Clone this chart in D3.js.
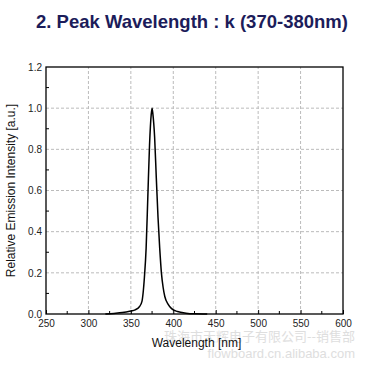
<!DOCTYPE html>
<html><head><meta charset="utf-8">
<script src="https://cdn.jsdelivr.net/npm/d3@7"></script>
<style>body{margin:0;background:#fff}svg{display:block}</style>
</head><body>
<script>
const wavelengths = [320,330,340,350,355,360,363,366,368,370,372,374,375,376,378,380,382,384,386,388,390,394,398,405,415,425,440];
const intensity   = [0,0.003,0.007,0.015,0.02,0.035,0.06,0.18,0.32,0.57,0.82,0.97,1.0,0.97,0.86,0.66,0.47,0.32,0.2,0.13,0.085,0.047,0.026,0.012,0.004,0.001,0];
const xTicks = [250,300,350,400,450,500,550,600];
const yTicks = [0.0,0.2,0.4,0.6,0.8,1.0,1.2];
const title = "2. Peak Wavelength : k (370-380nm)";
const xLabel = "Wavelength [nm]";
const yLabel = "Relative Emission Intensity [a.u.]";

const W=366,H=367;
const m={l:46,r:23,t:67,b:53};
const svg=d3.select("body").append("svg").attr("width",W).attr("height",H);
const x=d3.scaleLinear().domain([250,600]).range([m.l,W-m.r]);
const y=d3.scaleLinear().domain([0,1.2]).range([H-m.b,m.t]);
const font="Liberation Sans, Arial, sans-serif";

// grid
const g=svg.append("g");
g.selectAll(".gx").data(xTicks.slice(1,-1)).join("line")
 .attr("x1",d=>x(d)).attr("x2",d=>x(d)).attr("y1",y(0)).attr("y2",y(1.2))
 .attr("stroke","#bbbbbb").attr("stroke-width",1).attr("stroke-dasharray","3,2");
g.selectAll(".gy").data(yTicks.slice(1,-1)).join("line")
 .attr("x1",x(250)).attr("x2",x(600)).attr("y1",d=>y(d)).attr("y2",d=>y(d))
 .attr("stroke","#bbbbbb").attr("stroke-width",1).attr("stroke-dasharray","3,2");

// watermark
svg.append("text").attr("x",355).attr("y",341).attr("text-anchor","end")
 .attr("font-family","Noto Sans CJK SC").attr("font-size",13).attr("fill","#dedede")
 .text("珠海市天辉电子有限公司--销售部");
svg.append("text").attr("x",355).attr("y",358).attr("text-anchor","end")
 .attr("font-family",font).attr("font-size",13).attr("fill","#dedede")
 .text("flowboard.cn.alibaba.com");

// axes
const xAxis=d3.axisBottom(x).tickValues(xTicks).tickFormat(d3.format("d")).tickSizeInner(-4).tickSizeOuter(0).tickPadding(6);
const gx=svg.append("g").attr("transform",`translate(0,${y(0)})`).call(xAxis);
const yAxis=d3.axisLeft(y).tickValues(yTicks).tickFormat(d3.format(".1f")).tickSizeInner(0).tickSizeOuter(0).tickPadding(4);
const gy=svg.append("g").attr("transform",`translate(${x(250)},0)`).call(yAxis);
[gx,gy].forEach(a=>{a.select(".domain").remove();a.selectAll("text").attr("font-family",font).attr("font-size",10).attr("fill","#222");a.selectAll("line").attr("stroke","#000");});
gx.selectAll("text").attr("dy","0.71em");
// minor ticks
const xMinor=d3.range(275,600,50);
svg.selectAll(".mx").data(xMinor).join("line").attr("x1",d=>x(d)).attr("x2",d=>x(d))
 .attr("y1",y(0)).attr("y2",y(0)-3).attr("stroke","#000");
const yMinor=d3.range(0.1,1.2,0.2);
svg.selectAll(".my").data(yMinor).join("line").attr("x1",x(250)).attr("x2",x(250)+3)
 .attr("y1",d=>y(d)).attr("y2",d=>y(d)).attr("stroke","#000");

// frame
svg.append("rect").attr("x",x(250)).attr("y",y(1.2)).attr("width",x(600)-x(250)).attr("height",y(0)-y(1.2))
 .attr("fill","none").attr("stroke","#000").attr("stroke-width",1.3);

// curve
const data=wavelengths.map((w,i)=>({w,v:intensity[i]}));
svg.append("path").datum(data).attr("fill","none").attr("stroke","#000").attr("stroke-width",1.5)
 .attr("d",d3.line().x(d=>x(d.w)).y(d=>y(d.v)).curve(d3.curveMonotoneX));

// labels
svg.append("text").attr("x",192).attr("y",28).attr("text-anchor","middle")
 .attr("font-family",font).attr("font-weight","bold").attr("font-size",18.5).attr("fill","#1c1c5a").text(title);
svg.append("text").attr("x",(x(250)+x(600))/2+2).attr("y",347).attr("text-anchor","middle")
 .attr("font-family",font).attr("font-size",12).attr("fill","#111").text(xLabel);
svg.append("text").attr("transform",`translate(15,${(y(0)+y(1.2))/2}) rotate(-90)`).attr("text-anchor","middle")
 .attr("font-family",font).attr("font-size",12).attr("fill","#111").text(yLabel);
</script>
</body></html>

--

Keep every word of the data as it is when you write it out, but drop the pictures.

● Response to this exercise:
Clone this chart in D3.js.
<!DOCTYPE html>
<html><head><meta charset="utf-8">
<script src="https://cdn.jsdelivr.net/npm/d3@7"></script>
<style>body{margin:0;background:#fff}svg{display:block}</style>
</head><body>
<script>
const wavelengths = [320,330,340,350,355,360,363,366,368,370,372,374,375,376,378,380,382,384,386,388,390,394,398,405,415,425,440];
const intensity   = [0,0.003,0.007,0.015,0.02,0.035,0.06,0.18,0.32,0.57,0.82,0.97,1.0,0.97,0.86,0.66,0.47,0.32,0.2,0.13,0.085,0.047,0.026,0.012,0.004,0.001,0];
const xTicks = [250,300,350,400,450,500,550,600];
const yTicks = [0.0,0.2,0.4,0.6,0.8,1.0,1.2];
const title = "2. Peak Wavelength : k (370-380nm)";
const xLabel = "Wavelength [nm]";
const yLabel = "Relative Emission Intensity [a.u.]";

const W=366,H=367;
const m={l:46,r:23,t:67,b:53};
const svg=d3.select("body").append("svg").attr("width",W).attr("height",H);
const x=d3.scaleLinear().domain([250,600]).range([m.l,W-m.r]);
const y=d3.scaleLinear().domain([0,1.2]).range([H-m.b,m.t]);
const font="Liberation Sans, Arial, sans-serif";

// grid
const g=svg.append("g");
g.selectAll(".gx").data(xTicks.slice(1,-1)).join("line")
 .attr("x1",d=>x(d)).attr("x2",d=>x(d)).attr("y1",y(0)).attr("y2",y(1.2))
 .attr("stroke","#bbbbbb").attr("stroke-width",1).attr("stroke-dasharray","3,2");
g.selectAll(".gy").data(yTicks.slice(1,-1)).join("line")
 .attr("x1",x(250)).attr("x2",x(600)).attr("y1",d=>y(d)).attr("y2",d=>y(d))
 .attr("stroke","#bbbbbb").attr("stroke-width",1).attr("stroke-dasharray","3,2");

// watermark
svg.append("text").attr("x",355).attr("y",341).attr("text-anchor","end")
 .attr("font-family","Noto Sans CJK SC").attr("font-size",13).attr("fill","#dedede")
 .text("珠海市天辉电子有限公司--销售部");
svg.append("text").attr("x",355).attr("y",358).attr("text-anchor","end")
 .attr("font-family",font).attr("font-size",13).attr("fill","#dedede")
 .text("flowboard.cn.alibaba.com");

// axes
const xAxis=d3.axisBottom(x).tickValues(xTicks).tickFormat(d3.format("d")).tickSizeInner(-4).tickSizeOuter(0).tickPadding(6);
const gx=svg.append("g").attr("transform",`translate(0,${y(0)})`).call(xAxis);
const yAxis=d3.axisLeft(y).tickValues(yTicks).tickFormat(d3.format(".1f")).tickSizeInner(0).tickSizeOuter(0).tickPadding(4);
const gy=svg.append("g").attr("transform",`translate(${x(250)},0)`).call(yAxis);
[gx,gy].forEach(a=>{a.select(".domain").remove();a.selectAll("text").attr("font-family",font).attr("font-size",10).attr("fill","#222");a.selectAll("line").attr("stroke","#000");});
gx.selectAll("text").attr("dy","0.71em");
// minor ticks
const xMinor=d3.range(275,600,50);
svg.selectAll(".mx").data(xMinor).join("line").attr("x1",d=>x(d)).attr("x2",d=>x(d))
 .attr("y1",y(0)).attr("y2",y(0)-3).attr("stroke","#000");
const yMinor=d3.range(0.1,1.2,0.2);
svg.selectAll(".my").data(yMinor).join("line").attr("x1",x(250)).attr("x2",x(250)+3)
 .attr("y1",d=>y(d)).attr("y2",d=>y(d)).attr("stroke","#000");

// frame
svg.append("rect").attr("x",x(250)).attr("y",y(1.2)).attr("width",x(600)-x(250)).attr("height",y(0)-y(1.2))
 .attr("fill","none").attr("stroke","#000").attr("stroke-width",1.3);

// curve
const data=wavelengths.map((w,i)=>({w,v:intensity[i]}));
svg.append("path").datum(data).attr("fill","none").attr("stroke","#000").attr("stroke-width",1.5)
 .attr("d",d3.line().x(d=>x(d.w)).y(d=>y(d.v)).curve(d3.curveMonotoneX));

// labels
svg.append("text").attr("x",192).attr("y",28).attr("text-anchor","middle")
 .attr("font-family",font).attr("font-weight","bold").attr("font-size",18.5).attr("fill","#1c1c5a").text(title);
svg.append("text").attr("x",(x(250)+x(600))/2+2).attr("y",347).attr("text-anchor","middle")
 .attr("font-family",font).attr("font-size",12).attr("fill","#111").text(xLabel);
svg.append("text").attr("transform",`translate(15,${(y(0)+y(1.2))/2}) rotate(-90)`).attr("text-anchor","middle")
 .attr("font-family",font).attr("font-size",12).attr("fill","#111").text(yLabel);
</script>
</body></html>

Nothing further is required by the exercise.